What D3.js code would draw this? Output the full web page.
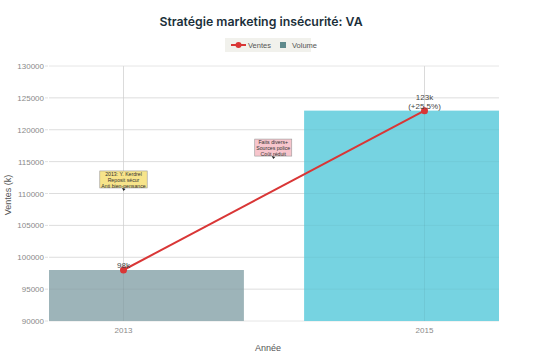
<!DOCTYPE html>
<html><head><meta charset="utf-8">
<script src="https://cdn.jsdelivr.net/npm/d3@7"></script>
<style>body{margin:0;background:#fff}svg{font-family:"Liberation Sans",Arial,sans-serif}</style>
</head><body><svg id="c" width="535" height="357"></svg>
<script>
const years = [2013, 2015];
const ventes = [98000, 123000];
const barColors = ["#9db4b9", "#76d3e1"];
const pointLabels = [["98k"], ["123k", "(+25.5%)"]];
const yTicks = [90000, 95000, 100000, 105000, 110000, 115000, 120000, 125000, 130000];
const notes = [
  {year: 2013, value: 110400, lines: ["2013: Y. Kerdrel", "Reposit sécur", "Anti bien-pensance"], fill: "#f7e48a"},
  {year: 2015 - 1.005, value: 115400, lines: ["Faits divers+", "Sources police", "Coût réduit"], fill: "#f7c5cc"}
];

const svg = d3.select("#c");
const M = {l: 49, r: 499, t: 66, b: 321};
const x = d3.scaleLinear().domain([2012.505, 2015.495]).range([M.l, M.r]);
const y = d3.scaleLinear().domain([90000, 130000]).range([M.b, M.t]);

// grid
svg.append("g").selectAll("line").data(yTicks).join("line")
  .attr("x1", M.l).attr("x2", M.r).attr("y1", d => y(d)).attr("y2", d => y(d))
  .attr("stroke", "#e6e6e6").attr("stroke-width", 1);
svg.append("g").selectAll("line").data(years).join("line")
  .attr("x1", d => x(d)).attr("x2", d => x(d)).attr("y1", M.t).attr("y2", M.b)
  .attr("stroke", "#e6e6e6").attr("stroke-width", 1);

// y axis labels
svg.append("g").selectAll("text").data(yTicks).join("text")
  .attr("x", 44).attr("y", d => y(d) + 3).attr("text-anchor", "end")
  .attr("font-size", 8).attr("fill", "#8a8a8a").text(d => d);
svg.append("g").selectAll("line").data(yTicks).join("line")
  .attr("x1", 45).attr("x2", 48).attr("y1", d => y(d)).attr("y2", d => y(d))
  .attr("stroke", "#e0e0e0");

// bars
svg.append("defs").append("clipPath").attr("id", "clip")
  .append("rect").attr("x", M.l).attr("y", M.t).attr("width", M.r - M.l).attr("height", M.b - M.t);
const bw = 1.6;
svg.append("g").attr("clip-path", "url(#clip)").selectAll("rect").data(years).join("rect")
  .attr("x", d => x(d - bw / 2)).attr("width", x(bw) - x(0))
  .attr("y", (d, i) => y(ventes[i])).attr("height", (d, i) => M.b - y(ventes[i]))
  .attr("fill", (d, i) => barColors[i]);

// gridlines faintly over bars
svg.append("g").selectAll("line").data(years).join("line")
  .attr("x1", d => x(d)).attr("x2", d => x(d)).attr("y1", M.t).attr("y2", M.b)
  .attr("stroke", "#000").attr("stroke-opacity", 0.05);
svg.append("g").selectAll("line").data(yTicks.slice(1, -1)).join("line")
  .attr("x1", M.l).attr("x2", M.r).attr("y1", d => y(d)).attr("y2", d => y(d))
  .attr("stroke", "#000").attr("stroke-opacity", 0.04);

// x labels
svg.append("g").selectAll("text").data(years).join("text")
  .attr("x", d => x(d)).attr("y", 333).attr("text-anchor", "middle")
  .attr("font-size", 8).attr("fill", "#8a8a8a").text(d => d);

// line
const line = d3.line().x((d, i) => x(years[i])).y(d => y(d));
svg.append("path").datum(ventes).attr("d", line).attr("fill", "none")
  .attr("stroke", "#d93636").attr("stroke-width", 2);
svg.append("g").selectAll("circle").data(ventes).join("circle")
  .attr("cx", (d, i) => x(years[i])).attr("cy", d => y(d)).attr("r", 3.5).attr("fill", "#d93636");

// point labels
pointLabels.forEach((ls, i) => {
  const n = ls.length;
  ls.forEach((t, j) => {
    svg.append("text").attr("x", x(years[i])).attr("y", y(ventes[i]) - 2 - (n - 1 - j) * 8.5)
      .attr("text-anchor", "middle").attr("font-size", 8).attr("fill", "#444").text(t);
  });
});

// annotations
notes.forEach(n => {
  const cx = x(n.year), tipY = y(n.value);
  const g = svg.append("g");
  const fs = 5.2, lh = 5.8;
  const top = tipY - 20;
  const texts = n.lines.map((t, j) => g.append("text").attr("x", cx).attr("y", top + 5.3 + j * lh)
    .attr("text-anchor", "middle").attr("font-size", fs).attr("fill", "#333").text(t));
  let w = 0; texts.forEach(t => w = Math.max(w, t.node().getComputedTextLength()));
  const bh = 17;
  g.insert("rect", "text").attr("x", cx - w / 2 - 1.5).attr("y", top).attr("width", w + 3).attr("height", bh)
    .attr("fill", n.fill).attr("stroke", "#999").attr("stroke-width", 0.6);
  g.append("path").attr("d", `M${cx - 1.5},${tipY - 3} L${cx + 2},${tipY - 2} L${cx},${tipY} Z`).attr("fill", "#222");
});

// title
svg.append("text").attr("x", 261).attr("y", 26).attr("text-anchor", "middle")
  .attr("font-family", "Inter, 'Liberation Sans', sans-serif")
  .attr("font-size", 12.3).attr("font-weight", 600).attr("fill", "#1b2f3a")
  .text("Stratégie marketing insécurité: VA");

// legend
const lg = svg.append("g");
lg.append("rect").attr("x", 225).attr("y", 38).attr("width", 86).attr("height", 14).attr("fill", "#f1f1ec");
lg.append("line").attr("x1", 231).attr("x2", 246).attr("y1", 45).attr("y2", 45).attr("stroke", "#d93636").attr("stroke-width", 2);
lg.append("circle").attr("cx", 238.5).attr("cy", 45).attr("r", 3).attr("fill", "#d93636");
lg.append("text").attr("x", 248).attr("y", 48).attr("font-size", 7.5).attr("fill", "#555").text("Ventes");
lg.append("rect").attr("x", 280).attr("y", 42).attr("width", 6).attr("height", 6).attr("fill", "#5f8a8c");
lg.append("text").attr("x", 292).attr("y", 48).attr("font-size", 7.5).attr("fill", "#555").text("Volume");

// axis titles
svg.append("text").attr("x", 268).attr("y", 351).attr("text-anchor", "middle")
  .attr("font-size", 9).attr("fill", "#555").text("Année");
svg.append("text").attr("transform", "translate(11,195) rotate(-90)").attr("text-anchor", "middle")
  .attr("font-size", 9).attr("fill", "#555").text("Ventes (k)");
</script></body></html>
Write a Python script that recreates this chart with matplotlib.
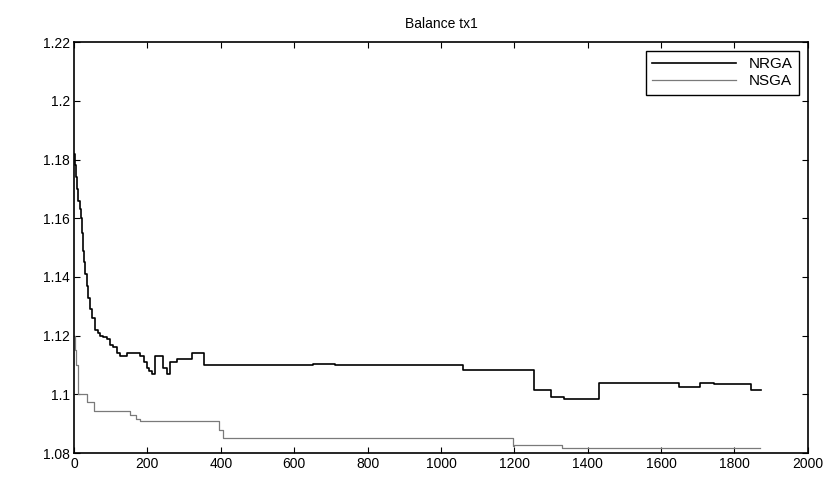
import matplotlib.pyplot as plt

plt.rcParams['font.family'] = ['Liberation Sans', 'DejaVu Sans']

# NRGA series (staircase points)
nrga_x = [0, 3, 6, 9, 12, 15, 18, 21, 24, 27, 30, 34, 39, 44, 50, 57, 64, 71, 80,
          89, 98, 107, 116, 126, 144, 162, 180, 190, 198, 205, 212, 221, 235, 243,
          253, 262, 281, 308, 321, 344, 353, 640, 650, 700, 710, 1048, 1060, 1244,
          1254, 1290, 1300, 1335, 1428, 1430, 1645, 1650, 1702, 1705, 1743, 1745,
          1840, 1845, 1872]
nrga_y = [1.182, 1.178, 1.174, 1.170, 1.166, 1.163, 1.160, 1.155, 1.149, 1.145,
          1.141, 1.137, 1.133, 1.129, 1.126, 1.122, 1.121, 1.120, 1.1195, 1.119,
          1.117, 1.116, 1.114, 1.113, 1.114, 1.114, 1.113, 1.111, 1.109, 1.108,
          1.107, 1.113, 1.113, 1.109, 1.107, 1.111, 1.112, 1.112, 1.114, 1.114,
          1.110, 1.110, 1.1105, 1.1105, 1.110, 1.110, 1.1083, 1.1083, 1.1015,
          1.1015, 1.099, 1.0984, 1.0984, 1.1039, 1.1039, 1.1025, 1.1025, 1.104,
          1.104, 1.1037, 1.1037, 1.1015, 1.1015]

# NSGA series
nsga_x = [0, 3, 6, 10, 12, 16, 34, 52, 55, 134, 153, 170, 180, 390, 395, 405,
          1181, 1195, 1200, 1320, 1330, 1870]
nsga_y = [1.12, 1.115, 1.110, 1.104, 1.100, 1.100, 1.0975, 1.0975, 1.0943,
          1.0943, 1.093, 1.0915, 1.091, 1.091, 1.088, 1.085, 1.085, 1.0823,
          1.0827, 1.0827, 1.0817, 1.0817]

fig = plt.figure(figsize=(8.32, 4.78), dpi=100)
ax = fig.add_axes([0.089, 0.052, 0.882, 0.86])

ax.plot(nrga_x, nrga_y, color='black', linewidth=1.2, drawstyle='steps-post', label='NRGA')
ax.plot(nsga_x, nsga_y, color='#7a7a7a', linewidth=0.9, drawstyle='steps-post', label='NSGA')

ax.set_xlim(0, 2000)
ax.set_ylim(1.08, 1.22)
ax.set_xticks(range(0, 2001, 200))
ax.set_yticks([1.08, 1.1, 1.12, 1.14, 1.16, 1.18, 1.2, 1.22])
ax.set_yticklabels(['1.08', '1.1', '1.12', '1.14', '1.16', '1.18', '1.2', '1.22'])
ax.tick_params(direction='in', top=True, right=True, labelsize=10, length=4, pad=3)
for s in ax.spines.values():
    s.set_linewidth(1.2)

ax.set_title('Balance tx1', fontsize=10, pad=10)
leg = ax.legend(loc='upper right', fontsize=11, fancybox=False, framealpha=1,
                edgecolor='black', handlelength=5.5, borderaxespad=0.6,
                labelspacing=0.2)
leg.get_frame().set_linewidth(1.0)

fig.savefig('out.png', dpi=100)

→ DIRECTION:
Set down the lines running from the one with "Write a Python" through the one with "plt.rcParams['font.family'] = ['Liberation", both ends kept, exactly and with no pictures.

→ TASK ANSWER:
Write a Python script that recreates this chart with matplotlib.
import matplotlib.pyplot as plt

plt.rcParams['font.family'] = ['Liberation Sans', 'DejaVu Sans']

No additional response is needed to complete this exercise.